I have done no work since I returned to Paris. I have been entirely consumed by the intensity of the experience of Bent. Today I wanted to produce a poem; but I have not yet recovered enough force. I see the Light, beyond, but I cannot reach it; I know the Voice is always speaking, but I cannot hear the words.
To be alone; to make the sacrifice. I wish to become an Instrument, but I am suspended. Will the Energy return? How can I attain the power that would enable me to speak what I know?
Flesh, spirit. ‘Le combat spirituel est aussi brutal que la bataille d’hommes.’ All states reside in me, but they are unresolved. All I can do is wait. I still have faith; I shall always believe that there is another plane. I also know that in order to be able to reach it and to speak of it, one must lose everything, and be destroyed: I am trying to prepare myself to accept loss and destruction, even to desire them.

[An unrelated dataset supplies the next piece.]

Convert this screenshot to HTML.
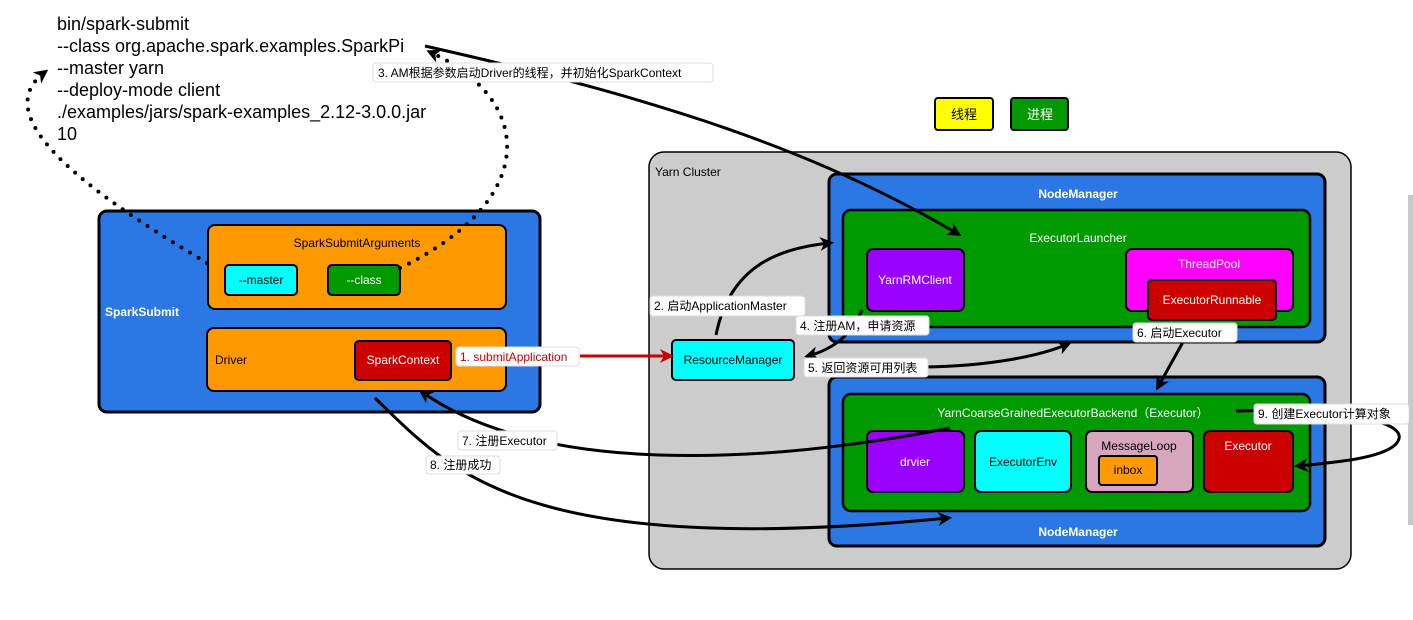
<!DOCTYPE html>
<html><head><meta charset="utf-8"><style>
html,body{margin:0;padding:0;background:#fff;width:1413px;height:620px;overflow:hidden}
svg{display:block}
text{font-family:"Liberation Sans","Noto Sans CJK SC",sans-serif}
</style></head><body>
<svg width="1413" height="620" viewBox="0 0 1413 620" xmlns="http://www.w3.org/2000/svg">
<defs>
<marker id="ah" markerWidth="14" markerHeight="14" refX="10" refY="7" orient="auto" markerUnits="userSpaceOnUse"><path d="M0,0 L14,7 L0,14 L4,7 z" fill="#000"/></marker>
<marker id="ar" markerWidth="14" markerHeight="14" refX="10" refY="7" orient="auto" markerUnits="userSpaceOnUse"><path d="M0,0 L14,7 L0,14 L4,7 z" fill="#c00"/></marker>
</defs>
<rect x="1408" y="195" width="5" height="330" fill="#c8c8c8"/>
<g font-size="18" fill="#000">
<text x="57" y="30">bin/spark-submit</text>
<text x="57" y="52">--class org.apache.spark.examples.SparkPi</text>
<text x="57" y="74">--master yarn</text>
<text x="57" y="96">--deploy-mode client</text>
<text x="57" y="118">./examples/jars/spark-examples_2.12-3.0.0.jar</text>
<text x="57" y="140">10</text>
</g>
<rect x="935" y="98" width="58" height="32" rx="3" fill="#ffff00" stroke="#000" stroke-width="2"/>
<text x="964" y="119" font-size="13" text-anchor="middle">线程</text>
<rect x="1011" y="98" width="57" height="32" rx="3" fill="#009900" stroke="#000" stroke-width="2"/>
<text x="1040" y="119" font-size="13" text-anchor="middle" fill="#fff">进程</text>
<rect x="99" y="211" width="441" height="201" rx="8" fill="#2b78e4" stroke="#000" stroke-width="3"/>
<text x="105" y="316" font-size="12" fill="#fff" font-weight="bold">SparkSubmit</text>
<rect x="208" y="225" width="298" height="84" rx="7" fill="#ff9900" stroke="#000" stroke-width="2"/>
<text x="357" y="247" font-size="12" text-anchor="middle">SparkSubmitArguments</text>
<rect x="225" y="265" width="72" height="30" rx="4" fill="#00ffff" stroke="#000" stroke-width="2"/>
<text x="261" y="284" font-size="12" text-anchor="middle">--master</text>
<rect x="328" y="265" width="72" height="30" rx="4" fill="#009900" stroke="#000" stroke-width="2"/>
<text x="364" y="284" font-size="12" text-anchor="middle" fill="#fff">--class</text>
<rect x="207" y="328" width="299" height="63" rx="7" fill="#ff9900" stroke="#000" stroke-width="2"/>
<text x="215" y="364" font-size="12">Driver</text>
<rect x="355" y="341" width="96" height="39" rx="4" fill="#cc0000" stroke="#000" stroke-width="2"/>
<text x="403" y="364" font-size="12" text-anchor="middle" fill="#fff">SparkContext</text>
<rect x="649" y="152" width="702" height="417" rx="15" fill="#cccccc" stroke="#000" stroke-width="1.5"/>
<text x="655" y="176" font-size="12">Yarn Cluster</text>
<rect x="829" y="174" width="496" height="168" rx="8" fill="#2b78e4" stroke="#000" stroke-width="3"/>
<text x="1078" y="198" font-size="12" fill="#fff" text-anchor="middle" font-weight="bold">NodeManager</text>
<rect x="843" y="210" width="467" height="117" rx="8" fill="#009900" stroke="#000" stroke-width="2.5"/>
<text x="1078" y="242" font-size="12" fill="#fff" text-anchor="middle">ExecutorLauncher</text>
<rect x="867" y="249" width="97" height="62" rx="6" fill="#9900ff" stroke="#000" stroke-width="2"/>
<text x="915" y="284" font-size="12" fill="#fff" text-anchor="middle">YarnRMClient</text>
<rect x="1126" y="249" width="167" height="62" rx="6" fill="#ff00ff" stroke="#000" stroke-width="2"/>
<text x="1209" y="268" font-size="12" fill="#fff" text-anchor="middle">ThreadPool</text>
<rect x="1148" y="280" width="128" height="40" rx="4" fill="#cc0000" stroke="#000" stroke-width="2"/>
<text x="1212" y="304" font-size="12" fill="#fff" text-anchor="middle">ExecutorRunnable</text>
<rect x="672" y="340" width="122" height="40" rx="4" fill="#00ffff" stroke="#000" stroke-width="2"/>
<text x="733" y="364" font-size="12" text-anchor="middle">ResourceManager</text>
<rect x="829" y="377" width="496" height="169" rx="8" fill="#2b78e4" stroke="#000" stroke-width="3"/>
<text x="1078" y="536" font-size="12" fill="#fff" text-anchor="middle" font-weight="bold">NodeManager</text>
<rect x="843" y="394" width="467" height="117" rx="8" fill="#009900" stroke="#000" stroke-width="2.5"/>
<text x="1073" y="417" font-size="12" fill="#fff" text-anchor="middle">YarnCoarseGrainedExecutorBackend（Executor）</text>
<rect x="867" y="431" width="97" height="61" rx="6" fill="#9900ff" stroke="#000" stroke-width="2"/>
<text x="915" y="466" font-size="12" fill="#fff" text-anchor="middle">drvier</text>
<rect x="975" y="431" width="96" height="61" rx="6" fill="#00ffff" stroke="#000" stroke-width="2"/>
<text x="1023" y="466" font-size="12" text-anchor="middle">ExecutorEnv</text>
<rect x="1086" y="431" width="107" height="61" rx="6" fill="#d5a6bd" stroke="#000" stroke-width="2"/>
<text x="1139" y="450" font-size="12" text-anchor="middle">MessageLoop</text>
<rect x="1099" y="456" width="58" height="29" rx="3" fill="#ff9900" stroke="#000" stroke-width="2"/>
<text x="1128" y="474" font-size="12" text-anchor="middle">inbox</text>
<rect x="1204" y="431" width="89" height="61" rx="6" fill="#cc0000" stroke="#000" stroke-width="2"/>
<text x="1248" y="450" font-size="12" fill="#fff" text-anchor="middle">Executor</text>
<g fill="none" stroke="#000" stroke-width="3">
<path d="M207,263 C110,205 -20,120 45,72" stroke-dasharray="0 10" stroke-linecap="round" stroke-width="4" marker-end="url(#ah)"/>
<path d="M400,268 C540,200 535,100 430,52" stroke-dasharray="0 10" stroke-linecap="round" stroke-width="4" marker-end="url(#ah)"/>
<path d="M425,46 C620,90 800,140 958,234" marker-end="url(#ah)"/>
<path d="M716,335 C730,265 780,248 830,243" marker-end="url(#ah)"/>
<path d="M862,310 C850,338 830,350 808,356" marker-end="url(#ah)"/>
<path d="M925,367 C990,366 1040,356 1068,344" marker-end="url(#ah)"/>
<path d="M1183,342 L1158,387" marker-end="url(#ah)"/>
<path d="M1236,411 C1330,408 1420,420 1395,445 C1380,458 1340,462 1298,466" marker-end="url(#ah)"/>
<path d="M950,428 C760,465 540,475 422,392" marker-end="url(#ah)"/>
<path d="M375,398 C450,470 520,560 948,518" marker-end="url(#ah)"/>
</g>
<path d="M580,356 L670,356" stroke="#c00" stroke-width="3" fill="none" marker-end="url(#ar)"/>
<g font-size="12">
<rect x="456" y="347" width="123" height="19" rx="3" fill="#fff" stroke="#ddd"/>
<text x="460" y="361" fill="#c00">1. submitApplication</text>
<rect x="373" y="63" width="340" height="19" rx="3" fill="#fff" stroke="#ddd"/>
<text x="378" y="77">3. AM根据参数启动Driver的线程，并初始化SparkContext</text>
<rect x="650" y="296" width="155" height="20" rx="3" fill="#fff" stroke="#ddd"/>
<text x="654" y="310">2. 启动ApplicationMaster</text>
<rect x="796" y="316" width="133" height="19" rx="3" fill="#fff" stroke="#ddd"/>
<text x="800" y="330">4. 注册AM，申请资源</text>
<rect x="804" y="358" width="124" height="19" rx="3" fill="#fff" stroke="#ddd"/>
<text x="808" y="372">5. 返回资源可用列表</text>
<rect x="1133" y="323" width="104" height="19" rx="3" fill="#fff" stroke="#ddd"/>
<text x="1137" y="337">6. 启动Executor</text>
<rect x="1254" y="404" width="155" height="20" rx="3" fill="#fff" stroke="#ddd"/>
<text x="1258" y="418">9. 创建Executor计算对象</text>
<rect x="458" y="431" width="99" height="19" rx="3" fill="#fff" stroke="#ddd"/>
<text x="462" y="445">7. 注册Executor</text>
<rect x="426" y="456" width="74" height="18" rx="3" fill="#fff" stroke="#ddd"/>
<text x="430" y="469">8. 注册成功</text>
</g>
</svg>
</body></html>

The power of Poetry alone redeems the world, and reunites the blind, confused and fragmentary elements of universal experience within the circle of significance. The supreme task: that of synthesis. How to invoke the welding flame? Ideally, the poet’s destiny is the most glorious of all. And in a period such as the Present, when death and the diabolic are manifest on every side, most difficult of all.’
11 September 1938
‘Last Monday, recommenced work on ‘Son of the Evening’. [. . .] The other day, conceived the plan of a new novel: ‘The Anointed’, but I suppose I shall have to try to finish the other one first. ‘On n’ecrit pas les livres qu’on veut’, as one of the Goncourt remarked. One needs tremendous determination to do creative work of any sort in a world so disordered and uncertain as the world today. Crise de la politique, crise de l’homme, crise de l’esprit ...
1 November 1939 [this is the last entry in Paris Journal]
And here (for the time being, at any rate), I close this journal. It has served its purpose. The most profound of the many intuitions I have recorded in it have all come ‘true’. The ploughing and the sowing have borne harvest. My life has passed on to another plane.
I am full of a great wonder and astonishment, and of exaltation. The world is very deep, the War is horrifying; yet the Future of this Century has begun to burn with an extraordinary, unseen and secret radiance, which I feel I can no longer speak of here, since it has become my task to proclaim it to those to whom it has not yet appeared May I be granted the grace not to fail or become discouraged before the purpose and responsibility of a new life.’